Records for this exercise
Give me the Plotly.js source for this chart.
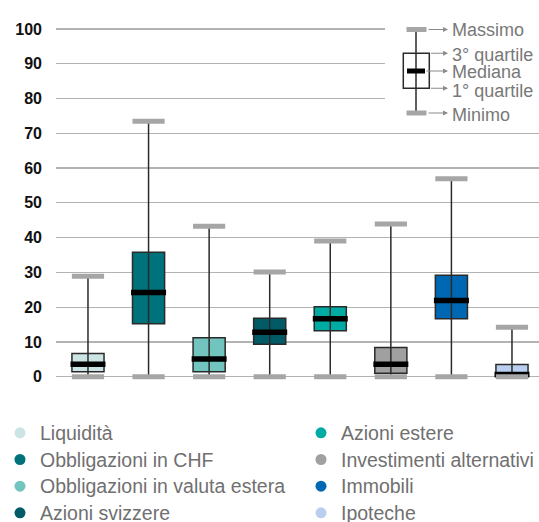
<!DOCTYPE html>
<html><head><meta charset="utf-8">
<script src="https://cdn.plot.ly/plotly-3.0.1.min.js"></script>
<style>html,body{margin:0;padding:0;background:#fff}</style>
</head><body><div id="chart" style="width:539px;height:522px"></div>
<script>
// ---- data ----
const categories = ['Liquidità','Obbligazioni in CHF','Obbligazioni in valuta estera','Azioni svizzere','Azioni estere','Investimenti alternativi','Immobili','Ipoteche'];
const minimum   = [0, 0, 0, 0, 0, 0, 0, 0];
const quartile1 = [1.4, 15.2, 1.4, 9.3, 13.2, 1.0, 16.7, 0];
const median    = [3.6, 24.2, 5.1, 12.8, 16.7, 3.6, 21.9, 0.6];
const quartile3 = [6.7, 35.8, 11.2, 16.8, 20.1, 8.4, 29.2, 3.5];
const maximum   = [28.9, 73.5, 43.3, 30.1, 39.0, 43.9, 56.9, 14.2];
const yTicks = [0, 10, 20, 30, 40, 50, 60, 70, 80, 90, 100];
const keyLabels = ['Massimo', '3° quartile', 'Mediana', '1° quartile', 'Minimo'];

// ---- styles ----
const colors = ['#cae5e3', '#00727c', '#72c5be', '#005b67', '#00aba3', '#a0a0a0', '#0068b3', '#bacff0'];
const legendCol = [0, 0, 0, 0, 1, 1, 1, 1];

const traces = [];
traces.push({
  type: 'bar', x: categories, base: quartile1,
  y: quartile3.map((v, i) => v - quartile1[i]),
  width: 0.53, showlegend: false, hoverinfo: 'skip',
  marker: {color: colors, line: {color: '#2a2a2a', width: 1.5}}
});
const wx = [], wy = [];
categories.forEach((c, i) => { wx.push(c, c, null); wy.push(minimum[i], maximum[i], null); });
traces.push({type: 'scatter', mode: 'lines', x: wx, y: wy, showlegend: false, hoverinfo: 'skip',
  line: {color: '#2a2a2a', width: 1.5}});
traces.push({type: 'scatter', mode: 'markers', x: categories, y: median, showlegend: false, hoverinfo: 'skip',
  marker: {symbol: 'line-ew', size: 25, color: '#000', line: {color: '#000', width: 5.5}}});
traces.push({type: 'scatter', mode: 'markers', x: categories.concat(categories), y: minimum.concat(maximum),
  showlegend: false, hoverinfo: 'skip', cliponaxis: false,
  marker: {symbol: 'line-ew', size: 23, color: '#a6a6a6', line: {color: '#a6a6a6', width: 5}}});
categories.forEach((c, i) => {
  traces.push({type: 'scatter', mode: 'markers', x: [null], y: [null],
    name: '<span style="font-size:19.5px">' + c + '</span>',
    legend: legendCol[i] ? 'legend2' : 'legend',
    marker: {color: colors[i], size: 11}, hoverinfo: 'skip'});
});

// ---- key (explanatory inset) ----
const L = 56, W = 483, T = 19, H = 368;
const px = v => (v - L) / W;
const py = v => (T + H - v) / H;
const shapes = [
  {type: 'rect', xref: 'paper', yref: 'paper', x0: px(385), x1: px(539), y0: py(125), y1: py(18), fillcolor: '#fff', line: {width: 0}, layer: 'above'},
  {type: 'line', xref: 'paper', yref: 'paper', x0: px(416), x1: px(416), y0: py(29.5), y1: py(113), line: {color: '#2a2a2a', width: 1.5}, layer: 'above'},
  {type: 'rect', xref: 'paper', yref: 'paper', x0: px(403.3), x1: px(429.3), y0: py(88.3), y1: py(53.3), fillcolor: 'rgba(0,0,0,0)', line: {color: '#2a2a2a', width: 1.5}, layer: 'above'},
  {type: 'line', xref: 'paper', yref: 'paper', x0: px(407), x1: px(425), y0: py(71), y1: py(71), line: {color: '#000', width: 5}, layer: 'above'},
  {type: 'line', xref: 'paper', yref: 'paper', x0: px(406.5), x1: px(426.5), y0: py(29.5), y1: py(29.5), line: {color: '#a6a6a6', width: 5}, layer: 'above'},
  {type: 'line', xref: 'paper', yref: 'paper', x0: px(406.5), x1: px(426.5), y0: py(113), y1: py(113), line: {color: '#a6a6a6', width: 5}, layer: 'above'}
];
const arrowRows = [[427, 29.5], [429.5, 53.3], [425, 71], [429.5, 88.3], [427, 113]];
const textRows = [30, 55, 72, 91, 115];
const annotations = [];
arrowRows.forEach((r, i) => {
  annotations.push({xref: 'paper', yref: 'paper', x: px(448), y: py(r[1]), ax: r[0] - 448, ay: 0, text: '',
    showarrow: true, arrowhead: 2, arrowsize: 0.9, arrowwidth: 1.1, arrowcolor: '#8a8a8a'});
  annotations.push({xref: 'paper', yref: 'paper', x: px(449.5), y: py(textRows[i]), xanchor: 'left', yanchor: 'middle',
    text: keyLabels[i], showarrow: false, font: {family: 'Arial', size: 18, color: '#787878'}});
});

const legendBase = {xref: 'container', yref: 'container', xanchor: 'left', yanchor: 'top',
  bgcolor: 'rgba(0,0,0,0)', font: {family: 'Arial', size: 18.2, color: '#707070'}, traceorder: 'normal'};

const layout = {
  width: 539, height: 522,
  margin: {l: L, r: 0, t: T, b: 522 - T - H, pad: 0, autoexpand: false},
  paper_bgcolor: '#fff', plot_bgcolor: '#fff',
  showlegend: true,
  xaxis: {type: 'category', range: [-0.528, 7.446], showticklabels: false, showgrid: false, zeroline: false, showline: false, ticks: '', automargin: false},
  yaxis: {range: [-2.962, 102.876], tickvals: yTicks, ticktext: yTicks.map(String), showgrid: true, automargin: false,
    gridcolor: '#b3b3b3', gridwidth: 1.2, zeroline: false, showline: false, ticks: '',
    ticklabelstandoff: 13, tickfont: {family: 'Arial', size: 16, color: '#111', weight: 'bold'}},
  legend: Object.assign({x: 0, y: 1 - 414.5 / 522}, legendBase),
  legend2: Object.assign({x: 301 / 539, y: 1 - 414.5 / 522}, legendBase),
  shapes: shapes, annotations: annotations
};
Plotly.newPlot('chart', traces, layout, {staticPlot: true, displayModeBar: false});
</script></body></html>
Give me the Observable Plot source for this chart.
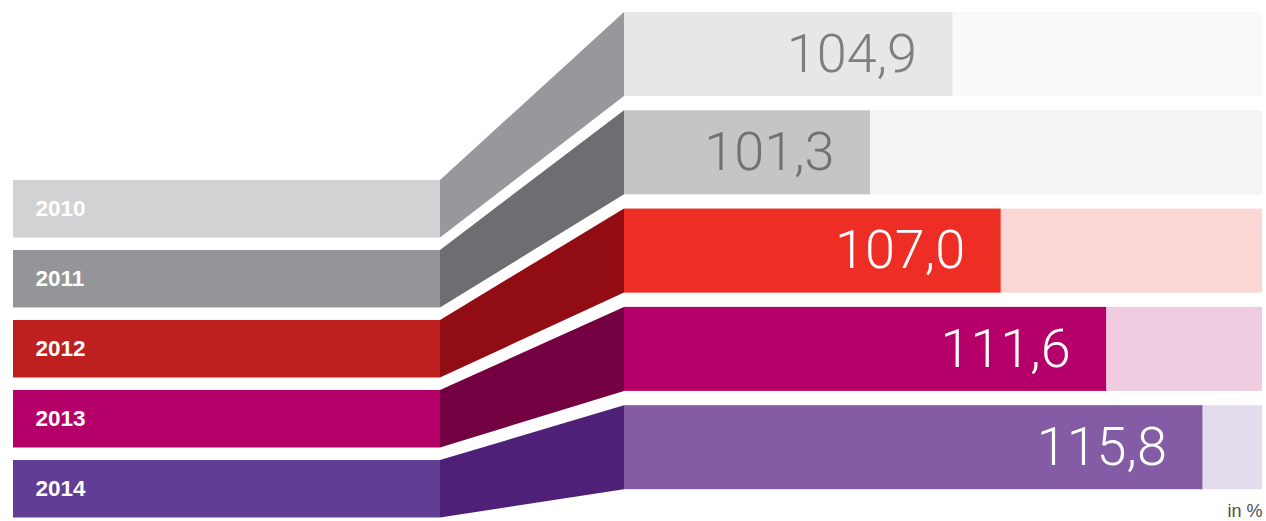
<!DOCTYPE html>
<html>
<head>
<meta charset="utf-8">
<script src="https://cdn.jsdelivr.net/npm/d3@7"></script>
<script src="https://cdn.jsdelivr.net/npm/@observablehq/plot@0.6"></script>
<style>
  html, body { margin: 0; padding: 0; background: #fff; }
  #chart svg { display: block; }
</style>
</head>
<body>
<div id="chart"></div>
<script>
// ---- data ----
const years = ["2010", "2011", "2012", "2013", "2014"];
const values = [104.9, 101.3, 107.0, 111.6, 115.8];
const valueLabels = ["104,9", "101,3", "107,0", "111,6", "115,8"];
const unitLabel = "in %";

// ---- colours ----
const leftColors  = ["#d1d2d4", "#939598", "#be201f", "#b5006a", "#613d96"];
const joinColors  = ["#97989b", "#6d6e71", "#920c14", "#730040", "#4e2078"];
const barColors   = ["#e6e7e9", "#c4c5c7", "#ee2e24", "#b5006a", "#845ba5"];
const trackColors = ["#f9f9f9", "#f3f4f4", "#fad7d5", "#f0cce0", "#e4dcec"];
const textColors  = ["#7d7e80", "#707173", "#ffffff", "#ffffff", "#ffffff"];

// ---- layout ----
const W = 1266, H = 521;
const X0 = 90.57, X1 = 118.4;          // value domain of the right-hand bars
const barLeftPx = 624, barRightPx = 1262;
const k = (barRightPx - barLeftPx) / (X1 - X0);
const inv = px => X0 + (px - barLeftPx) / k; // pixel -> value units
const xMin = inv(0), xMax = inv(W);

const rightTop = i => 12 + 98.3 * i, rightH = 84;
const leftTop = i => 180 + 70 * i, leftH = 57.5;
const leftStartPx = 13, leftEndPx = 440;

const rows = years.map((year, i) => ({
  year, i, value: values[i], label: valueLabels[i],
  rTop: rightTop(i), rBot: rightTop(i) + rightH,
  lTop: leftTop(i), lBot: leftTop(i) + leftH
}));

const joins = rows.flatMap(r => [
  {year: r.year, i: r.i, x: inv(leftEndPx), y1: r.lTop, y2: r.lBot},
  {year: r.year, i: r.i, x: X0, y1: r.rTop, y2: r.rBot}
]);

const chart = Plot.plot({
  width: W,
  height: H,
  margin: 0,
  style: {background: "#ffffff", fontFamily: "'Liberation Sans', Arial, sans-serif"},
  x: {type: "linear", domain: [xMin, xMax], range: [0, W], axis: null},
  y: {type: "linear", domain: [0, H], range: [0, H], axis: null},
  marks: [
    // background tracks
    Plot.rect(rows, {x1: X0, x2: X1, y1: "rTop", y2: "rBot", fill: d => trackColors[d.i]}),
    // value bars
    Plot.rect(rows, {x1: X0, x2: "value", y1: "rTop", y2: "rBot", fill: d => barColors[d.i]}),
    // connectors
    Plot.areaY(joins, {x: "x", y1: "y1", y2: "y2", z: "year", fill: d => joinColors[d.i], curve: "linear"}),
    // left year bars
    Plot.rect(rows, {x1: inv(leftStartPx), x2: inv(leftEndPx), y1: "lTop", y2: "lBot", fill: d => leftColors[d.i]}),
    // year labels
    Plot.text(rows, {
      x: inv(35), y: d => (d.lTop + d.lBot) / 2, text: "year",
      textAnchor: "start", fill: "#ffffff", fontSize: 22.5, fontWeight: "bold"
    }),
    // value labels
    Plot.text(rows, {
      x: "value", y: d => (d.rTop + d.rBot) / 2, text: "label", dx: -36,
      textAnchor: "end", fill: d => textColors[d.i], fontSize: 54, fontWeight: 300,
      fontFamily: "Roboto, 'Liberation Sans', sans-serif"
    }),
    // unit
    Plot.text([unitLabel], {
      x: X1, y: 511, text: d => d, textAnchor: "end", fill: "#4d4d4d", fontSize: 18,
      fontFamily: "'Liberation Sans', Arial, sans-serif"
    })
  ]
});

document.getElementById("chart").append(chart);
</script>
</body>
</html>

Task to carry out
Repeat word for word the lines above, from the first entry through the line containing "const keyLabels = ['Massimo', '3°", with both ends kept and the pictures dropped.

Output of the task
Give me the Plotly.js source for this chart.
<!DOCTYPE html>
<html><head><meta charset="utf-8">
<script src="https://cdn.plot.ly/plotly-3.0.1.min.js"></script>
<style>html,body{margin:0;padding:0;background:#fff}</style>
</head><body><div id="chart" style="width:539px;height:522px"></div>
<script>
// ---- data ----
const categories = ['Liquidità','Obbligazioni in CHF','Obbligazioni in valuta estera','Azioni svizzere','Azioni estere','Investimenti alternativi','Immobili','Ipoteche'];
const minimum   = [0, 0, 0, 0, 0, 0, 0, 0];
const quartile1 = [1.4, 15.2, 1.4, 9.3, 13.2, 1.0, 16.7, 0];
const median    = [3.6, 24.2, 5.1, 12.8, 16.7, 3.6, 21.9, 0.6];
const quartile3 = [6.7, 35.8, 11.2, 16.8, 20.1, 8.4, 29.2, 3.5];
const maximum   = [28.9, 73.5, 43.3, 30.1, 39.0, 43.9, 56.9, 14.2];
const yTicks = [0, 10, 20, 30, 40, 50, 60, 70, 80, 90, 100];
const keyLabels = ['Massimo', '3° quartile', 'Mediana', '1° quartile', 'Minimo'];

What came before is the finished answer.